La technologie va-t-elle sauver la planète (et les hommes avec) ?

  • A l’occasion de l’entrée dans la nouvelle décennie, 20 Minutes cconsacre une série d’articles aux années 2020, nouvelles années folles.
  • Les géants du numérique croient que la technologie nous sauvera, mais ce n’est pas si clair.
  • L’IA peut aider à réduire notre impact environnemental mais il faudrait se dépêcher d’y penser.

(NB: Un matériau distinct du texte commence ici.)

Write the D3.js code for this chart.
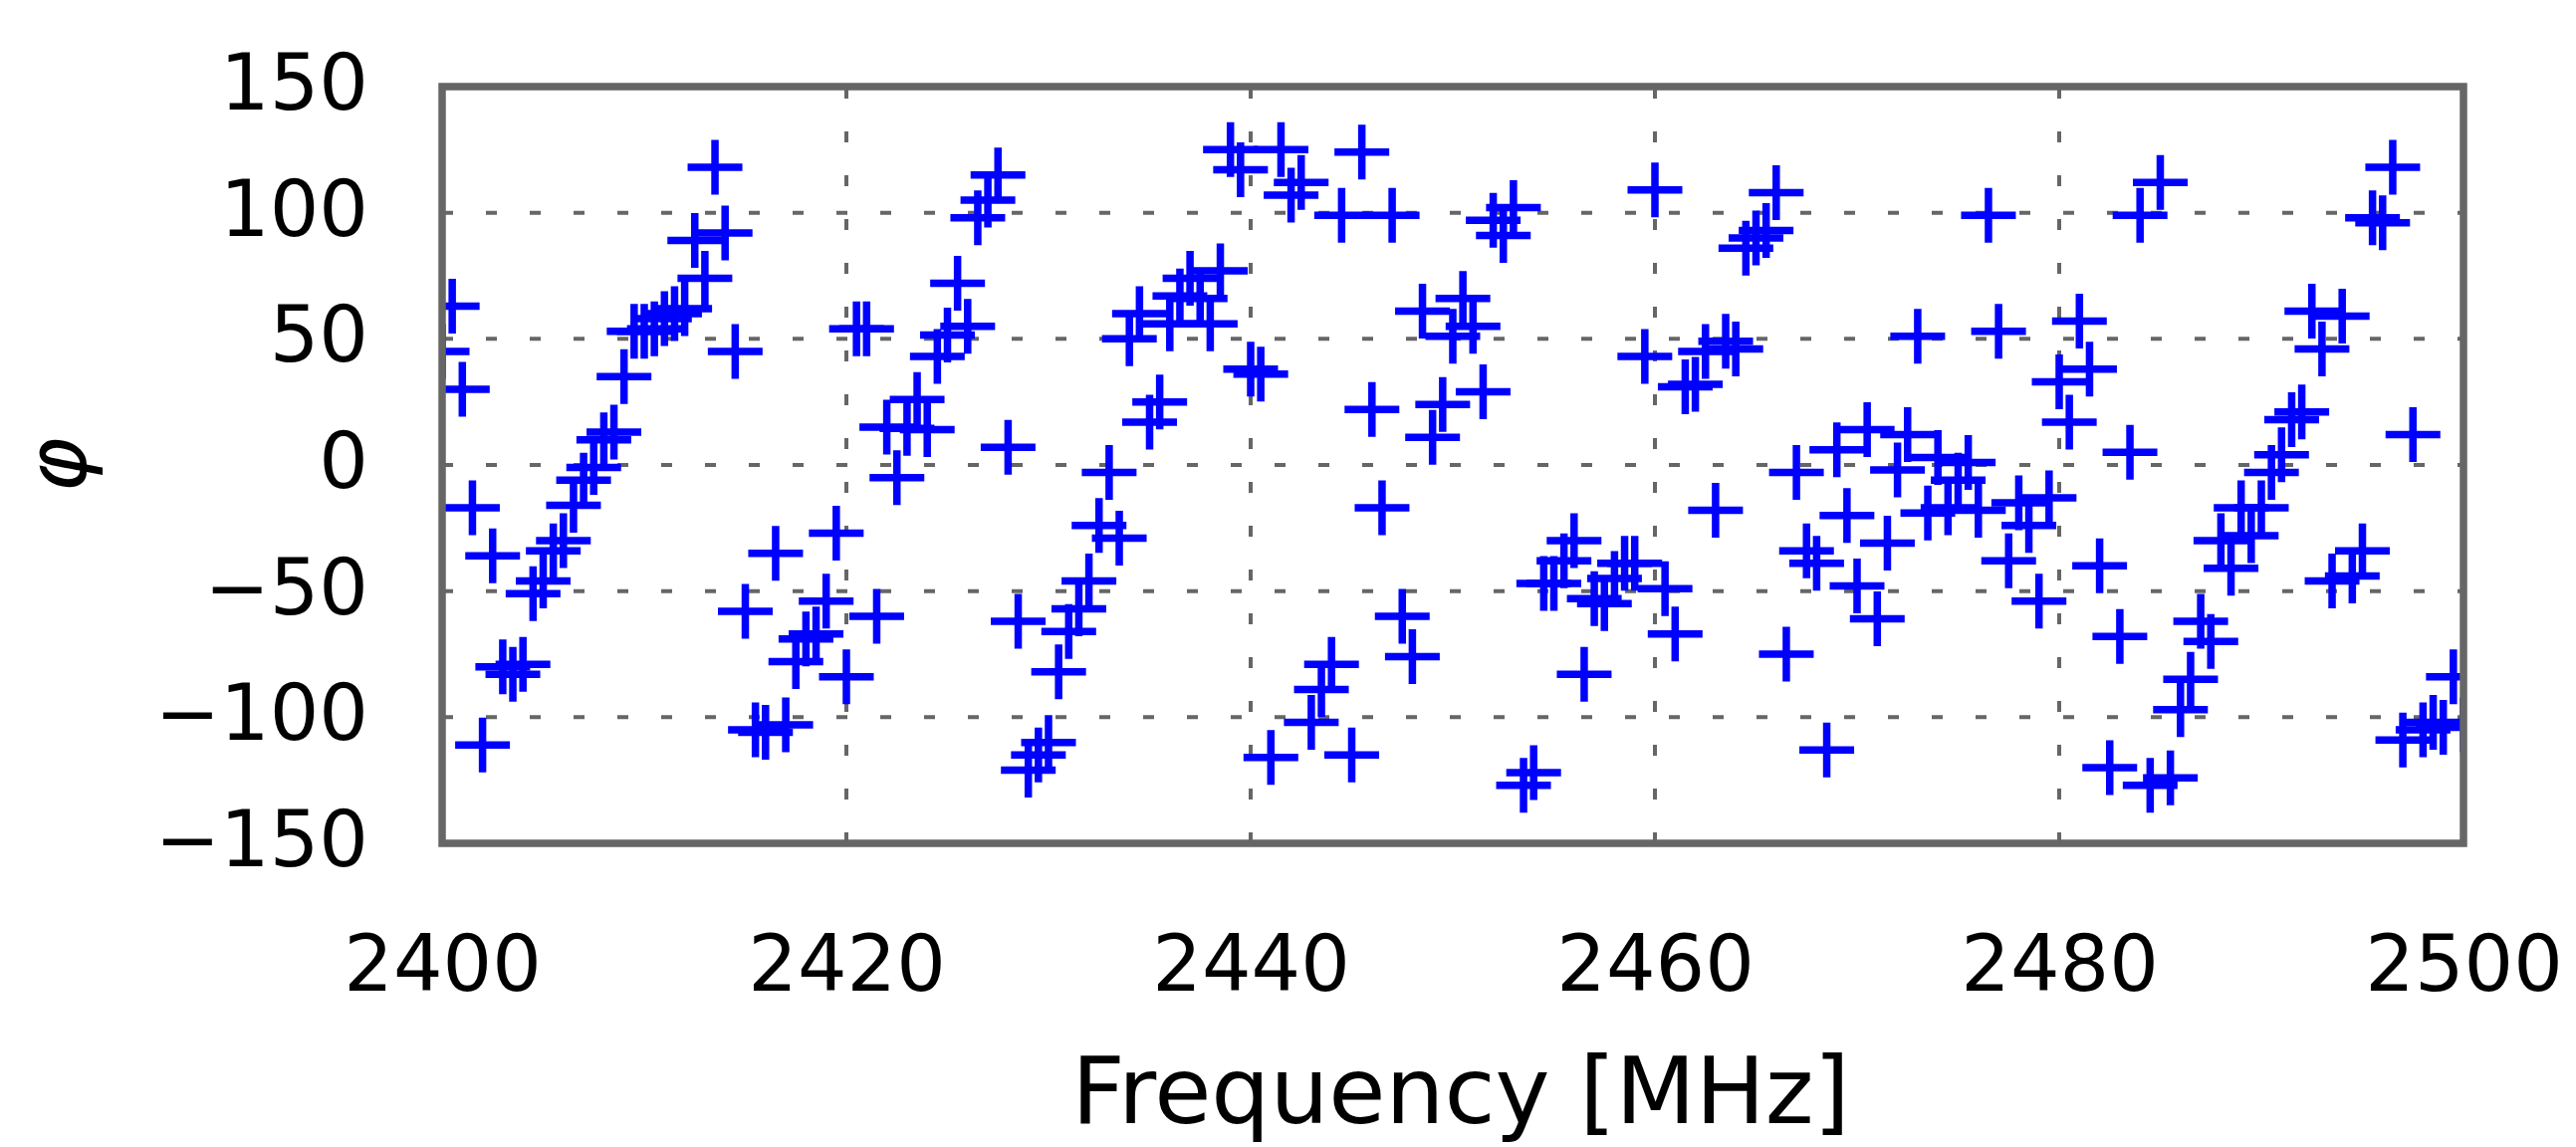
<!DOCTYPE html>
<html>
<head>
<meta charset="utf-8">
<script src="https://cdn.jsdelivr.net/npm/d3@7"></script>
<style>
  body { margin: 0; background: #fff; }
  svg { display: block; font-family: "DejaVu Sans", sans-serif; }
</style>
</head>
<body>
<div id="container"></div>
<script>
var width = 2587, height = 1152;

// frequency of every sample [MHz]
var freqs = [
  2400, 2400.5, 2401, 2401.5, 2402, 2402.5, 2403, 2403.5, 2404, 2404.5, 2405, 2405.5, 2406, 2406.5, 2407, 2407.5, 2408, 2408.5, 2409, 2409.5,
  2410, 2410.5, 2411, 2411.5, 2412, 2412.5, 2413, 2413.5, 2414, 2414.5, 2415, 2415.5, 2416, 2416.5, 2417, 2417.5, 2418, 2418.5, 2419, 2419.5,
  2420, 2420.5, 2421, 2421.5, 2422, 2422.5, 2423, 2423.5, 2424, 2424.5, 2425, 2425.5, 2426, 2426.5, 2427, 2427.5, 2428, 2428.5, 2429, 2429.5,
  2430, 2430.5, 2431, 2431.5, 2432, 2432.5, 2433, 2433.5, 2434, 2434.5, 2435, 2435.5, 2436, 2436.5, 2437, 2437.5, 2438, 2438.5, 2439, 2439.5,
  2440, 2440.5, 2441, 2441.5, 2442, 2442.5, 2443, 2443.5, 2444, 2444.5, 2445, 2445.5, 2446, 2446.5, 2447, 2447.5, 2448, 2448.5, 2449, 2449.5,
  2450, 2450.5, 2451, 2451.5, 2452, 2452.5, 2453, 2453.5, 2454, 2454.5, 2455, 2455.5, 2456, 2456.5, 2457, 2457.5, 2458, 2458.5, 2459, 2459.5,
  2460, 2460.5, 2461, 2461.5, 2462, 2462.5, 2463, 2463.5, 2464, 2464.5, 2465, 2465.5, 2466, 2466.5, 2467, 2467.5, 2468, 2468.5, 2469, 2469.5,
  2470, 2470.5, 2471, 2471.5, 2472, 2472.5, 2473, 2473.5, 2474, 2474.5, 2475, 2475.5, 2476, 2476.5, 2477, 2477.5, 2478, 2478.5, 2479, 2479.5,
  2480, 2480.5, 2481, 2481.5, 2482, 2482.5, 2483, 2483.5, 2484, 2484.5, 2485, 2485.5, 2486, 2486.5, 2487, 2487.5, 2488, 2488.5, 2489, 2489.5,
  2490, 2490.5, 2491, 2491.5, 2492, 2492.5, 2493, 2493.5, 2494, 2494.5, 2495, 2495.5, 2496, 2496.5, 2497, 2497.5, 2498, 2498.5, 2499, 2499.5,
  2500
];

// measured phase
var phases = [
  45, 63, 30, -17, -111, -36, -80, -83, -79, -51, -46, -34, -30, -16, -6, -1, 10, 13, 35, 53,
  53, 54, 58, 60, 62, 89, 74, 118, 92, 45, -58, -105, -106, -35, -103, -78, -69, -67, -54, -27,
  -84, 54, 54, -60, 15, -5, 14.5, 26, 14, 43, 51.5, 72, 55, 98, 105, 115, 7, -62, -121, -115,
  -110, -82, -66, -57, -46, -24, -3, -29, 50, 60, 17, 25, 56, 67, 74, 66, 56, 77, 125, 117,
  38, 36, -116, 125, 107, 112, -102, -89, -79, 99, -115, 124, 22, -17, 99, -60, -76, 61, 11, 24,
  51, 66, 55, 29, 97, 91, 102, -127, -122, -47, -47, -38, -30, -83, -53, -55, -45, -39, -39, 43,
  109, -49, -67, 31, 32, 45, -18, 49, 46, 86, 90, 93, 108, -75, -3, -34, -39, -113, 6, -20,
  -48, 14, -61, -31, -2, 12, 51, -19, 3, -17, -6, 1, -18, 99, 53, -38, -15, -24, -54, -13,
  33, 17, 57, 38, -40, -120, -68, 5, 99, -127, 112, -124, -97, -85, -62, -70, -30, -41, -17, -28,
  -17, -3, 4, 18, 21, 61, 46, -46, 59, -44, -34, 98, 96, 118, -109, 12, -105, -102, -104, -84,
  -103
];

var xTicks = [2400, 2420, 2440, 2460, 2480, 2500];
var yTicks = [-150, -100, -50, 0, 50, 100, 150];

var plotLeft = 444, plotRight = 2474, plotTop = 87, plotBottom = 847;

var x = d3.scaleLinear().domain([2400, 2500]).range([plotLeft, plotRight]);
var y = d3.scaleLinear().domain([-150, 150]).range([plotBottom, plotTop]);

var svg = d3.select("#container")
    .append("svg")
    .attr("width", width)
    .attr("height", height);

svg.append("rect").attr("width", width).attr("height", height).attr("fill", "#fff");

svg.append("clipPath").attr("id", "plot-clip")
  .append("rect")
    .attr("x", plotLeft).attr("y", plotTop)
    .attr("width", plotRight - plotLeft).attr("height", plotBottom - plotTop);

// grille pointillee
var grid = svg.append("g")
    .attr("stroke", "#666")
    .attr("stroke-width", 4)
    .attr("stroke-dasharray", "11,33");

grid.selectAll(".vgrid")
  .data(xTicks.slice(1, -1))
  .enter().append("line")
    .attr("x1", d => x(d)).attr("x2", d => x(d))
    .attr("y1", plotBottom).attr("y2", plotTop);

grid.selectAll(".hgrid")
  .data(yTicks.slice(1, -1))
  .enter().append("line")
    .attr("x1", plotLeft).attr("x2", plotRight)
    .attr("y1", d => y(d)).attr("y2", d => y(d));

// les points (marqueurs +)
var arm = 27.5;
svg.append("g")
    .attr("clip-path", "url(#plot-clip)")
  .selectAll("path")
  .data(freqs.map((f, i) => [f, phases[i]]))
  .enter().append("path")
    .attr("transform", d => "translate(" + x(d[0]) + "," + y(d[1]) + ")")
    .attr("d", "M" + (-arm) + ",0H" + arm + "M0," + (-arm) + "V" + arm)
    .attr("stroke", "#0000ff")
    .attr("stroke-width", 7.5)
    .attr("fill", "none");

// axes
var xAxis = svg.append("g")
    .attr("transform", "translate(0," + plotBottom + ")")
    .call(d3.axisBottom(x).tickValues(xTicks).tickFormat(d3.format("d")).tickSize(0));
xAxis.select(".domain").remove();
xAxis.selectAll("text")
    .attr("y", 93)
    .attr("dy", "0.71em")
    .attr("font-size", 78)
    .attr("font-family", "DejaVu Sans")
    .attr("fill", "#000");

var yAxis = svg.append("g")
    .attr("transform", "translate(" + plotLeft + ",0)")
    .call(d3.axisLeft(y).tickValues(yTicks).tickSize(0));
yAxis.select(".domain").remove();
yAxis.selectAll("text")
    .attr("x", -74)
    .attr("dy", "0.29em")
    .attr("font-size", 78)
    .attr("font-family", "DejaVu Sans")
    .attr("fill", "#000");

// cadre
svg.append("rect")
    .attr("x", plotLeft).attr("y", plotTop)
    .attr("width", plotRight - plotLeft).attr("height", plotBottom - plotTop)
    .attr("fill", "none")
    .attr("stroke", "#666")
    .attr("stroke-width", 7.5);

// titres des axes
svg.append("text")
    .attr("x", (plotLeft + plotRight) / 2 + 8)
    .attr("y", 1128)
    .attr("text-anchor", "middle")
    .attr("font-size", 93)
    .text("Frequency [MHz]");

svg.append("text")
    .attr("transform", "translate(86," + (plotTop + plotBottom) / 2 + ") rotate(-90)")
    .attr("text-anchor", "middle")
    .attr("font-size", 84)
    .attr("font-style", "italic")
    .text("φ");
</script>
</body>
</html>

Cent ans plus tard, les « années folles » repointent le bout de leur nez. Des « roaring twenties » [les années 1920 rugissantes], portées par une euphorie créatrice et une croyance quasi fanatique en la révolution industrielle, nous entrons dans les « worrying twenties » [les années 2020 inquiétantes], comme l’a baptisé la grande étude de Ipsos « Trend Obs 2020 ». Toute la semaine, 20 Minutes explore les futurs proches qui nous attendent d’ici 2030.

Au menu de la décennie : désenchantement, détresse existentielle et fantasme de l’apocalypse. Dans cet épisode, nous explorons comment les nouvelles technologies pourraient nous sauver.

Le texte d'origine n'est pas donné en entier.